Montreal tried to claim Subban’s new contract which carried a cap hit of $9-million per season was set to kick in and the team couldn’t afford it. Instead, they chose to acquire Weber’s cap hit of $7.857 million for an underwhelming annual savings of $1.143 million. Weber’s contract also lasts four more seasons compared to Subban’s, taking him until the 2025-26 season where Weber will be 40-years old.
Bergevin not only traded for a player four years older than the one he was trading, but he also took on four additional years of term with a minimal difference in annual salary. If this wasn’t a losing scenario from the moment the deal was confirmed it soon will be. Factor-in Erik Karlsson and Drew Doughty are likely to sign contracts in the near future worth $12 million per season and Subban at $9 million becomes even more reasonable.
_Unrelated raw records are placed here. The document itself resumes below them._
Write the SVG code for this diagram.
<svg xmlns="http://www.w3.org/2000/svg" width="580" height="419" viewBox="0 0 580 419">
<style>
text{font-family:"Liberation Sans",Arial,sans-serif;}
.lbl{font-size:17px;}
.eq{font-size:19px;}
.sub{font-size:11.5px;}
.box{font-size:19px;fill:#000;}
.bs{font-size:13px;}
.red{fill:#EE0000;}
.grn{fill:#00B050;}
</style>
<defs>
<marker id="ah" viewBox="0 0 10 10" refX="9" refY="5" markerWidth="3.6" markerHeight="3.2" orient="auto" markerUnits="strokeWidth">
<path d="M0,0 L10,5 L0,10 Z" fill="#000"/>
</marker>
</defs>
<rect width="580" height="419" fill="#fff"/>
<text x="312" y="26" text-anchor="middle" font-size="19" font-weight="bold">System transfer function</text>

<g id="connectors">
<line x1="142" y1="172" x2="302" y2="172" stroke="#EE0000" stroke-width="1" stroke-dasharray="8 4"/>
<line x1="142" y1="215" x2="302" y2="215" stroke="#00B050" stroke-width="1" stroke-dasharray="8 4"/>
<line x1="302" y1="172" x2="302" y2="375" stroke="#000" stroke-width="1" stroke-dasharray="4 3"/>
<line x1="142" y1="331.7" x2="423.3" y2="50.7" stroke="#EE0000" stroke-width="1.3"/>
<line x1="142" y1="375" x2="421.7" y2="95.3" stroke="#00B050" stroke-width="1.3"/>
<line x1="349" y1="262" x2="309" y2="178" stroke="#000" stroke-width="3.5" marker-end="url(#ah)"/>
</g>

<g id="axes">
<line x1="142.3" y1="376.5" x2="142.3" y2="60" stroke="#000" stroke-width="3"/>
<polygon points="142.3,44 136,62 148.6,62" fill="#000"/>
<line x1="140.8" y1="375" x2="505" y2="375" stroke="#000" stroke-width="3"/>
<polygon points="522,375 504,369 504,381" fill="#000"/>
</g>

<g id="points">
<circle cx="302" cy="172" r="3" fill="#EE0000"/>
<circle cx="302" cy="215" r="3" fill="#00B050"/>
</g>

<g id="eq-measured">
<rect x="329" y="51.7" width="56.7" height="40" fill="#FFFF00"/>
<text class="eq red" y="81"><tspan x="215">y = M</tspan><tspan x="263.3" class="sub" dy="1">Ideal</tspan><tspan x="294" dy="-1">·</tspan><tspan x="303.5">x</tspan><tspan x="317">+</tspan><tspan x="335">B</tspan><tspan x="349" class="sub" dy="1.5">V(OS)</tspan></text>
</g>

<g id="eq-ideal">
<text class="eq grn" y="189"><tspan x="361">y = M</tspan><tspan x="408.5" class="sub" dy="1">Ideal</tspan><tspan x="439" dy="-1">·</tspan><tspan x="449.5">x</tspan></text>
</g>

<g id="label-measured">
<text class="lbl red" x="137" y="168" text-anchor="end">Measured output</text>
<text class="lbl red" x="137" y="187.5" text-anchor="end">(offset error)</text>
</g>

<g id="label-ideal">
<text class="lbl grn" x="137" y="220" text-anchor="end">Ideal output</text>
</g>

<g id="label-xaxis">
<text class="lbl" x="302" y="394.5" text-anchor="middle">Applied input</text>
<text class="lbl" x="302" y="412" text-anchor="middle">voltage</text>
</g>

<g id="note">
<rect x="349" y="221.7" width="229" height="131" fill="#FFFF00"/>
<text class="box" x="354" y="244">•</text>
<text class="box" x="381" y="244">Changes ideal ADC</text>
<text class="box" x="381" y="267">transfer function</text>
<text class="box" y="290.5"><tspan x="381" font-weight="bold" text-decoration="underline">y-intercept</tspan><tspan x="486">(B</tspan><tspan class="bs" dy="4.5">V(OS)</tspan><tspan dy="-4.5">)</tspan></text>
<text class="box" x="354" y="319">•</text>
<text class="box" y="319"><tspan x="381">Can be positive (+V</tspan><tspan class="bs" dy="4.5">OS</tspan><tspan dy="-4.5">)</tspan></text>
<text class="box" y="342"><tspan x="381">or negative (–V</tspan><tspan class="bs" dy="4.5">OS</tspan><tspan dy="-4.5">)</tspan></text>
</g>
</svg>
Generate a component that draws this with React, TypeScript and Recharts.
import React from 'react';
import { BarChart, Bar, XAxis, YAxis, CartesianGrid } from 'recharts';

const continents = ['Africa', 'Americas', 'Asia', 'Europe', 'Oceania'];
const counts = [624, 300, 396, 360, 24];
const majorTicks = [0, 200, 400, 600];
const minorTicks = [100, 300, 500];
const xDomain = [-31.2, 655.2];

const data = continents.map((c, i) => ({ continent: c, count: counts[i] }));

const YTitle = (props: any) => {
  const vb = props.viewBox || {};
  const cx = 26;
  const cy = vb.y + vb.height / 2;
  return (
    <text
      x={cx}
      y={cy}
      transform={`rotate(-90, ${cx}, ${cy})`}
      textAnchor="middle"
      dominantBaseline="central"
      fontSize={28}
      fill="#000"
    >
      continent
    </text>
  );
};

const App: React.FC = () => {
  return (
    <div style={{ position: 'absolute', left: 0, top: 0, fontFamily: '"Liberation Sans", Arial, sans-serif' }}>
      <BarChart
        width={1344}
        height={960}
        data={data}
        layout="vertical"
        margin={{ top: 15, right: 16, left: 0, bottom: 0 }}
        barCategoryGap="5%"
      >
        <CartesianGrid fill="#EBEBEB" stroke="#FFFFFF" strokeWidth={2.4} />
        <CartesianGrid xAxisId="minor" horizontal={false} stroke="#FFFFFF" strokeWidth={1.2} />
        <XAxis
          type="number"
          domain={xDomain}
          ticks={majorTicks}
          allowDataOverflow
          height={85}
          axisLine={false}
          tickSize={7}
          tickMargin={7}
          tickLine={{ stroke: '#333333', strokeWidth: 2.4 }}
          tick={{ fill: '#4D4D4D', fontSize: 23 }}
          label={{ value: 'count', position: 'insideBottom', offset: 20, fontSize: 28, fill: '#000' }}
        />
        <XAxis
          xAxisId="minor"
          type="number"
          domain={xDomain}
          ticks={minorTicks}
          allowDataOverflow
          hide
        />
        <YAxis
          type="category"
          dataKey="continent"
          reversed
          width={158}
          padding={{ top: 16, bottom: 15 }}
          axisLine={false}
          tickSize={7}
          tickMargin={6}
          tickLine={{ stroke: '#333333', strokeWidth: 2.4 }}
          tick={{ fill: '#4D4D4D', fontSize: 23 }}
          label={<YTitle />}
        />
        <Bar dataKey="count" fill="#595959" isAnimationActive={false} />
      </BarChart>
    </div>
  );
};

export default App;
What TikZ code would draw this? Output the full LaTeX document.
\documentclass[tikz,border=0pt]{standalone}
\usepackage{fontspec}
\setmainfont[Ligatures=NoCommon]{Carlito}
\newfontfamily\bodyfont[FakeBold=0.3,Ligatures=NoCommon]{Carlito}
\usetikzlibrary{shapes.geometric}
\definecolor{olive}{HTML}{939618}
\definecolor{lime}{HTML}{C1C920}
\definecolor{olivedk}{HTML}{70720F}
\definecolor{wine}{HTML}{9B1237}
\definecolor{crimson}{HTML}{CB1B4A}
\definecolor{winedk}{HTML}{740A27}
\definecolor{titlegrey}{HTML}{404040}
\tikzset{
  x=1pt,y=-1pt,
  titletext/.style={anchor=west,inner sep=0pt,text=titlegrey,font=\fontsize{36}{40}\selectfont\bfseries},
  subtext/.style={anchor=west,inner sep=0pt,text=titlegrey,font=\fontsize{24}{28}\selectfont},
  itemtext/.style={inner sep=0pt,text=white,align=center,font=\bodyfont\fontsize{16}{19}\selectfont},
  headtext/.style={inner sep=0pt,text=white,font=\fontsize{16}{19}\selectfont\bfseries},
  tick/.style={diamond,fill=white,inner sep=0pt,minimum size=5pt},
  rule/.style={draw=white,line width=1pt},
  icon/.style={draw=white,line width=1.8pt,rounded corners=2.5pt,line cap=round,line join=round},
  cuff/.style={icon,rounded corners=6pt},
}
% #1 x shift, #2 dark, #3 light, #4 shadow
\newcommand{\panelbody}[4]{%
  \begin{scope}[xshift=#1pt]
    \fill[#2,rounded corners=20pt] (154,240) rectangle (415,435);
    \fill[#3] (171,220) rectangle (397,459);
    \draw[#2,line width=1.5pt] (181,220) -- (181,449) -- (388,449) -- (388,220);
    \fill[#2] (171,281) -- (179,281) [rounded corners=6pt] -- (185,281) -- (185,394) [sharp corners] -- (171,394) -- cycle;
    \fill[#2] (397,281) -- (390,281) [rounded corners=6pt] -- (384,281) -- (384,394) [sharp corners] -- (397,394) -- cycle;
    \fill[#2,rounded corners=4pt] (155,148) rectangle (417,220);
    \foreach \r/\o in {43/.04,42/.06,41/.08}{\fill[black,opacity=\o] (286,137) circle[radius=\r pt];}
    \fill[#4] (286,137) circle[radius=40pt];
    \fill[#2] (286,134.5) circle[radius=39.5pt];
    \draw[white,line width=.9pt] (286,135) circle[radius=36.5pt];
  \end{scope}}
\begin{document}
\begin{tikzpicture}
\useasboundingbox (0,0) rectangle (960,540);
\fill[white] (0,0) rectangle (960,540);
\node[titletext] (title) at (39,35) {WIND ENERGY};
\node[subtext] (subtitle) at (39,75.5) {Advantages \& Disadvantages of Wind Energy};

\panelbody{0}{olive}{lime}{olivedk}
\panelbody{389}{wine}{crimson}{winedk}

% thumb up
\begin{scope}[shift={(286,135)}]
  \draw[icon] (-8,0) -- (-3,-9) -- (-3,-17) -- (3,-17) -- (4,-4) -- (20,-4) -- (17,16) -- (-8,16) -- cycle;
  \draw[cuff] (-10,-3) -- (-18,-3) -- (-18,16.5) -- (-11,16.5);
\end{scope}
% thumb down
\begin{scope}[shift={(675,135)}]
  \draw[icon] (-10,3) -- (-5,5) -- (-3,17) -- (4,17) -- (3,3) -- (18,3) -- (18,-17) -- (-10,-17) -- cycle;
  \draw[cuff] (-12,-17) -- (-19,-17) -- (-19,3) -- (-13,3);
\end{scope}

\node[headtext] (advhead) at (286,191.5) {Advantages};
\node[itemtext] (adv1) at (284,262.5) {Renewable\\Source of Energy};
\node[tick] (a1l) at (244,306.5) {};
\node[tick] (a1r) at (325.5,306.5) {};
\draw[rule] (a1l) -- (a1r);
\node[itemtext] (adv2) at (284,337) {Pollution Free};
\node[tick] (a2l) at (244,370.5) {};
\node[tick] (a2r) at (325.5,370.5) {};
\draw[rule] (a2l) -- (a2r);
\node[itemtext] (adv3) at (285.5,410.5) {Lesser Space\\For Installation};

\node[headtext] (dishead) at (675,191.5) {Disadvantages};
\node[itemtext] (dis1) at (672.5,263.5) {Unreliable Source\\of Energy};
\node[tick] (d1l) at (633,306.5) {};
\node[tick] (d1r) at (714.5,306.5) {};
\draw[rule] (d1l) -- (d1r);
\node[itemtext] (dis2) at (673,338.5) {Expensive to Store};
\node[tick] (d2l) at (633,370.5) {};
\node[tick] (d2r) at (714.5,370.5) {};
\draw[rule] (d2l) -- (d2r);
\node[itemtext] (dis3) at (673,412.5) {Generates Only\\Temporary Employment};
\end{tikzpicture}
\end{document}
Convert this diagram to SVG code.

Another reason behind moving Subban were rumors he wasn’t great in the locker room and teammates didn’t like him. What did Bergevin do once Subban was out of town? He signed Alex Radulov for the 2016-17 season, a guy who was kicked off the Predators during the playoffs once upon a time and had been playing in Russia for years because he wasn’t considered a team guy and had a poor attitude.
Only the Radulov signing was a home run and it may go down as the greatest thing Bergevin did while with the Canadiens. At least up until he didn’t re-sign Radulov after his 54-point season, allowing him to sign with Dallas where he’s played exceptionally well.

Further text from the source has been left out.